My stomach churned. My mind raced. My palms sweated. Though I was at a church camp with no less than six hours of Bible everyday my faith was shallow as I longed to dive into the deep.
This is where I should confidently report to you, my readers, that I mustered all the swagger available to an eight-year-old Olympic protégé bound for a gold in floating and dove into the portals of Round Lake history.
And reporting it would not make it true.
I caved.
Tuesday.
I approached, caught Godzilla’s notice, and then shrank away into the shallow end. I was literally and figuritively all wet.
During Wednesday’s touch football debacle, I knew this was to be my day. I changed into my mildew scented trunks and determinably approached my by then wise to me nemesis.
“I am ready to take the swimming test.”
One eyebrow raised. He smirked. I strode to the end of the dock and Godzilla loudly proclaimed “get in.”
Pointing to the floating dock I meekly asked “Does it matter how I get from here to there?” I then stuttered. “And back?”
His stare was piercing. Unwavering. I thought I had lost him and any hopes of the boards.
And then I saw a faint flicker of humor in his eyes. Almost imperceptible yet also undeniable.
I had him.
“Go ahead and give it a try.”
And so I floated my way to one of the sweetest victories of my life.

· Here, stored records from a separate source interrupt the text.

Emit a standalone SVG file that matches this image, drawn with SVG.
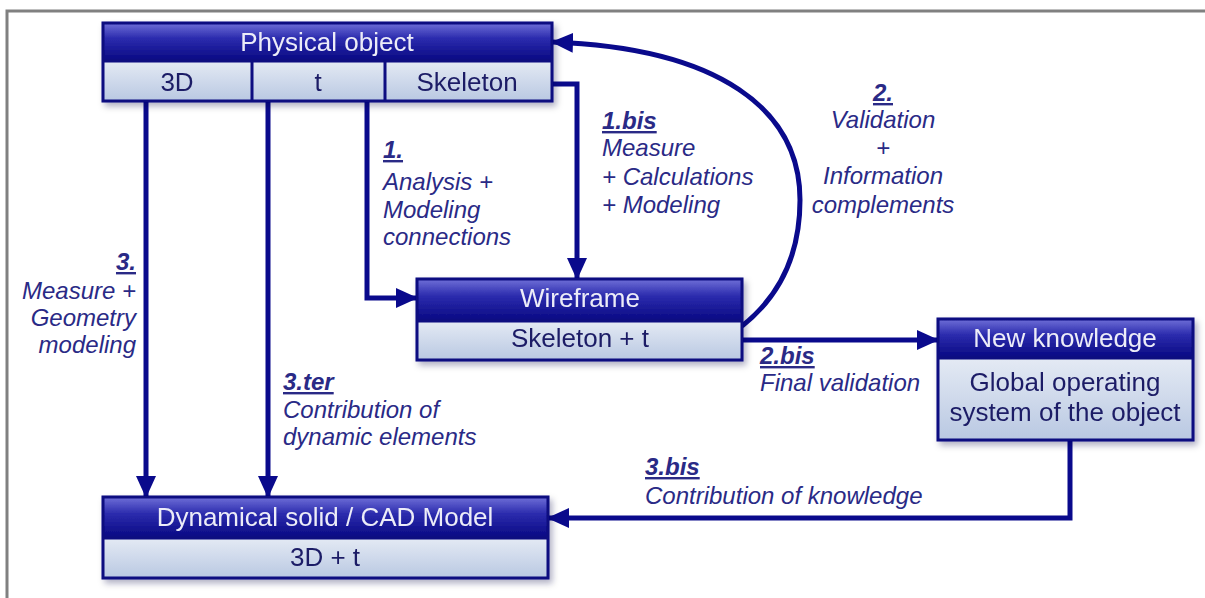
<svg xmlns="http://www.w3.org/2000/svg" width="1205" height="598" viewBox="0 0 1205 598">
<defs>
  <linearGradient id="hdr" x1="0" y1="0" x2="0" y2="1">
    <stop offset="0" stop-color="#7070d8"/>
    <stop offset="0.4" stop-color="#2c2cae"/>
    <stop offset="1" stop-color="#080882"/>
  </linearGradient>
  <linearGradient id="sub" x1="0" y1="0" x2="0" y2="1">
    <stop offset="0" stop-color="#e4eaf4"/>
    <stop offset="1" stop-color="#b9c8e2"/>
  </linearGradient>
  <filter id="sh" x="-5%" y="-5%" width="115%" height="125%">
    <feDropShadow dx="3" dy="4" stdDeviation="3" flood-color="#000040" flood-opacity="0.3"/>
  </filter>
  <marker id="ah" markerUnits="userSpaceOnUse" markerWidth="22" markerHeight="20" refX="21" refY="10" orient="auto">
    <path d="M0,0 L22,10 L0,20 z" fill="#0a0a8c"/>
  </marker>
  <style>
    .box { stroke: #0a0a80; stroke-width: 3; }
    .h { fill: url(#hdr); }
    .s { fill: url(#sub); }
    .div { stroke: #0a0a80; stroke-width: 3; }
    .ht { font-family: "Liberation Sans", Arial, sans-serif; font-size: 26px; fill: #ececf8; text-anchor: middle; }
    .st { font-family: "Liberation Sans", Arial, sans-serif; font-size: 26px; fill: #1c1c66; text-anchor: middle; }
    .lb { font-family: "Liberation Sans", Arial, sans-serif; font-size: 24px; font-style: italic; fill: #2a2a86; }
    .n { font-weight: bold; text-decoration: underline; }
    .c { fill: none; stroke: #0a0a8c; stroke-width: 5; }
    .frame { fill: none; stroke: #808080; stroke-width: 3; }
  </style>
</defs>
<rect width="1205" height="598" fill="#ffffff"/>
<path class="frame" d="M7,598 V11 H1205"/>

<g id="connectors">
  <path class="c" d="M146,101 V497" marker-end="url(#ah)"/>
  <path class="c" d="M268,101 V497" marker-end="url(#ah)"/>
  <path class="c" d="M367,101 V298 H417" marker-end="url(#ah)"/>
  <path class="c" d="M552,84 H577 V279" marker-end="url(#ah)"/>
  <path class="c" d="M742,326 C775,300 800,260 800,200 C800,110 720,48 552,42" marker-end="url(#ah)"/>
  <path class="c" d="M742,340 H938" marker-end="url(#ah)"/>
  <path class="c" d="M1070,440 V518 H548" marker-end="url(#ah)"/>
</g>

<g id="physical-object" filter="url(#sh)">
  <rect class="h" x="103" y="23" width="449" height="38"/>
  <rect class="s" x="103" y="61" width="449" height="40"/>
  <rect class="box" x="103" y="23" width="449" height="78" fill="none"/>
  <line class="div" x1="103" y1="61" x2="552" y2="61"/>
  <line class="div" x1="252" y1="61" x2="252" y2="101"/>
  <line class="div" x1="385" y1="61" x2="385" y2="101"/>
  <text class="ht" x="327" y="51">Physical object</text>
  <text class="st" x="177" y="91">3D</text>
  <text class="st" x="318" y="91">t</text>
  <text class="st" x="467" y="91">Skeleton</text>
</g>

<g id="wireframe" filter="url(#sh)">
  <rect class="h" x="417" y="279" width="325" height="42"/>
  <rect class="s" x="417" y="321" width="325" height="39"/>
  <rect class="box" x="417" y="279" width="325" height="81" fill="none"/>
  <line class="div" x1="417" y1="321" x2="742" y2="321"/>
  <text class="ht" x="580" y="307">Wireframe</text>
  <text class="st" x="580" y="347">Skeleton + t</text>
</g>

<g id="new-knowledge" filter="url(#sh)">
  <rect class="h" x="938" y="319" width="255" height="39"/>
  <rect class="s" x="938" y="358" width="255" height="82"/>
  <rect class="box" x="938" y="319" width="255" height="121" fill="none"/>
  <line class="div" x1="938" y1="358" x2="1193" y2="358"/>
  <text class="ht" x="1065" y="347">New knowledge</text>
  <text class="st" x="1065" y="391">Global operating</text>
  <text class="st" x="1065" y="421">system of the object</text>
</g>

<g id="cad-model" filter="url(#sh)">
  <rect class="h" x="103" y="497" width="445" height="41"/>
  <rect class="s" x="103" y="538" width="445" height="40"/>
  <rect class="box" x="103" y="497" width="445" height="81" fill="none"/>
  <line class="div" x1="103" y1="538" x2="548" y2="538"/>
  <text class="ht" x="325" y="526">Dynamical solid / CAD Model</text>
  <text class="st" x="325" y="566">3D + t</text>
</g>

<g id="labels">
  <text class="lb"><tspan class="n" x="383" y="158">1.</tspan><tspan x="383" y="190">Analysis +</tspan><tspan x="383" y="218">Modeling</tspan><tspan x="383" y="245">connections</tspan></text>
  <text class="lb"><tspan class="n" x="602" y="129">1.bis</tspan><tspan x="602" y="156">Measure</tspan><tspan x="602" y="185">+ Calculations</tspan><tspan x="602" y="213">+ Modeling</tspan></text>
  <text class="lb" text-anchor="middle"><tspan class="n" x="883" y="101">2.</tspan><tspan x="883" y="128">Validation</tspan><tspan x="883" y="156">+</tspan><tspan x="883" y="184">Information</tspan><tspan x="883" y="213">complements</tspan></text>
  <text class="lb" text-anchor="end"><tspan class="n" x="136" y="270">3.</tspan><tspan x="136" y="299">Measure +</tspan><tspan x="136" y="326">Geometry</tspan><tspan x="136" y="353">modeling</tspan></text>
  <text class="lb"><tspan class="n" x="283" y="390">3.ter</tspan><tspan x="283" y="418">Contribution of</tspan><tspan x="283" y="445">dynamic elements</tspan></text>
  <text class="lb"><tspan class="n" x="760" y="364">2.bis</tspan><tspan x="760" y="391">Final validation</tspan></text>
  <text class="lb"><tspan class="n" x="645" y="475">3.bis</tspan><tspan x="645" y="504">Contribution of knowledge</tspan></text>
</g>
</svg>
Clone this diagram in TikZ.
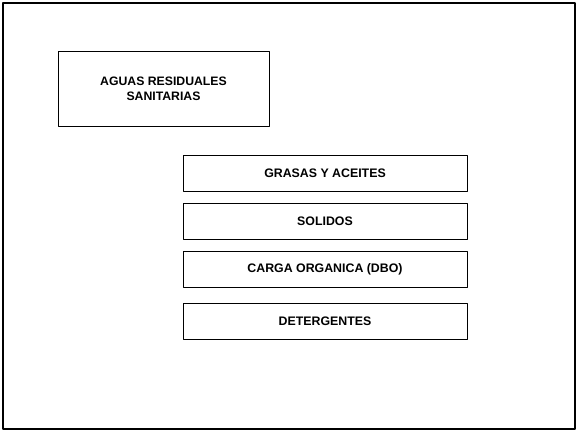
\documentclass[tikz,border=0pt]{standalone}
\usepackage{fontspec}
\setmainfont{Liberation Sans}
\usepackage{tikz}
\usetikzlibrary{positioning}

\begin{document}
\begin{tikzpicture}[
  x=1bp, y=-1bp,
  line cap=round, line join=round,
  rubro/.style={draw, line width=0.9bp, minimum width=284bp, minimum height=36bp,
    inner sep=0pt, font=\bfseries\fontsize{12.4}{14}\selectfont},
  fuente/.style={draw, line width=0.9bp, minimum width=211bp, minimum height=75bp,
    inner sep=0pt, align=center, font=\bfseries\fontsize{12.3}{15}\selectfont}
]
  \useasboundingbox (0,0) rectangle (578,431);

  % outer frame
  \draw[line width=1.6bp] (3,3) rectangle (575,429);

  % source box
  \node[fuente] (aguas) at (163.5,88.5) {AGUAS RESIDUALES\\SANITARIAS};

  % the four components
  \node[rubro] (grasas)  at (325,173.5) {GRASAS Y ACEITES};
  \node[rubro] (solidos) at (325,221)   {SOLIDOS};
  \node[rubro] (carga)   at (325,269)   {CARGA ORGANICA (DBO)};
  \node[rubro] (deterg)  at (325,321)   {DETERGENTES};
\end{tikzpicture}
\end{document}
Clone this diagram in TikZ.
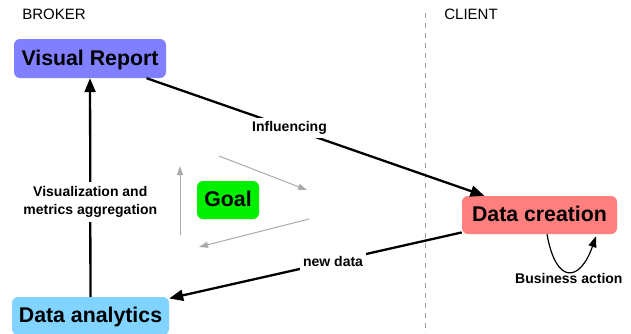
\documentclass[tikz,border=0pt]{standalone}
\usepackage{fontspec}
\setmainfont{Liberation Sans}
\usetikzlibrary{arrows.meta,calc}
\definecolor{vrcol}{RGB}{127,127,255}
\definecolor{dacol}{RGB}{128,212,255}
\definecolor{dccol}{RGB}{255,127,127}
\definecolor{goalcol}{RGB}{0,240,0}
\definecolor{thingray}{RGB}{170,170,170}
\definecolor{sepgray}{RGB}{160,160,160}
\tikzset{
  bigbox/.style={rounded corners=6pt, inner sep=0pt, font=\fontsize{21.3}{24}\selectfont\bfseries, minimum height=38pt, text depth=0pt, text height=13pt},
  lbl/.style={font=\fontsize{14}{17.5}\selectfont\bfseries, fill=white, inner sep=3pt, align=center},
  mainarrow/.style={line width=2.3pt, -{Triangle[length=14pt,width=11pt]}},
  looparrow/.style={line width=1.2pt, -{Triangle[length=11pt,width=8pt]}},
  grayarrow/.style={draw=thingray, line width=1pt, -{Triangle[length=9pt,width=6pt]}, color=thingray},
  sideheader/.style={font=\fontsize{15}{17}\selectfont, inner sep=0pt},
}
\begin{document}
\begin{tikzpicture}[x=1pt,y=-1pt]
\useasboundingbox (0,0) rectangle (631,333);
% headers
\node[sideheader] (broker) at (54,14) {BROKER};
\node[sideheader] (client) at (471,14) {CLIENT};
% separator
\coordinate (septop) at (425,13);
\coordinate (sepbot) at (425,333);
\draw[sepgray, line width=0.9pt, dash pattern=on 5pt off 5pt] (septop) -- (sepbot);
% nodes
\node[bigbox, fill=vrcol, minimum width=152pt, minimum height=39pt] (vr) at (90,58.5) {Visual Report};
\node[bigbox, fill=dacol, minimum width=157pt] (da) at (90.5,316) {Data analytics};
\node[bigbox, fill=dccol, minimum width=155pt] (dc) at (539.5,215) {Data creation};
\node[bigbox, fill=goalcol, minimum width=62pt] (goal) at (228,200) {Goal};
% main connectors
\draw[mainarrow] (vr) -- node[lbl, pos=0.423] (infl) {Influencing} (dc);
\draw[mainarrow] (dc) -- node[lbl, pos=0.44] (nd) {new data} (da);
\draw[mainarrow] (da) -- node[lbl, pos=0.434, inner sep=5pt] (vis) {Visualization and\\metrics aggregation} (vr);
% self loop
\coordinate (loopstart) at ($(dc.south)+(7.5,0)$);
\coordinate (loopend) at ($(dc.south)+(56.5,2)$);
\draw[looparrow] (loopstart) .. controls ($(loopstart)+(9,51)$) and ($(loopstart)+(33,48)$) .. node[pos=0.5, below, font=\fontsize{14}{17}\selectfont\bfseries, inner sep=1.5pt] (ba) {Business action} (loopend);
% gray cycle arrows
\coordinate (g1a) at (180,235);
\coordinate (g1b) at (180,166);
\coordinate (g2a) at (219,156);
\coordinate (g2b) at (307,190);
\coordinate (g3a) at (309,219);
\coordinate (g3b) at (199,247);
\draw[grayarrow] (g1a) -- (g1b);
\draw[grayarrow] (g2a) -- (g2b);
\draw[grayarrow] (g3a) -- (g3b);
\end{tikzpicture}
\end{document}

I did not attempt the high board that year. I belly-flopped off the low board unashamed and undeterred. I floated back to the ladder and climbed out of Round Lake and into a life-long realization:
There are many things that I will never be able to accomplish in this lifetime. Many hurtles I cannot leap over. Many mountains I will never climb. I am not a being of great physical strength or prowess. I am not a physical overcomer. I will never jump off a high, low, or any diving board ever again.
Yet I can float as well as anyone I know. I can and do go deep. I move with the currents of life. I naturally allow life to buoy me up. I have my own way of accomplishing, and my own standards of success. And when the odds are against me, I will find a way to both go deep and rise above. And I can charm my way past any Godzilla, even ones wearing church-inappropriate speedos.
So, in the lake of life, it is true that I cannot swim. And yet I know I will never drown. Because I was born with a natural ability to float. Situations can pull me under, and I pop right back up. I can’t catch a ball, but I can step out of the way of one. I am always teachable, usually flexible. I may fear the high board, but it doesn’t stop me from climbing and fearfully leaping.
I know that when I leap, I will plunge deep. I also know that I will rise to the surface. And I will float easily until I leap again.
A lot of time and experience have happened since my days at Round Lake. Yet I carry the lessons with me.
And I know if I can float I will never, ever drown. And I can always choose to float.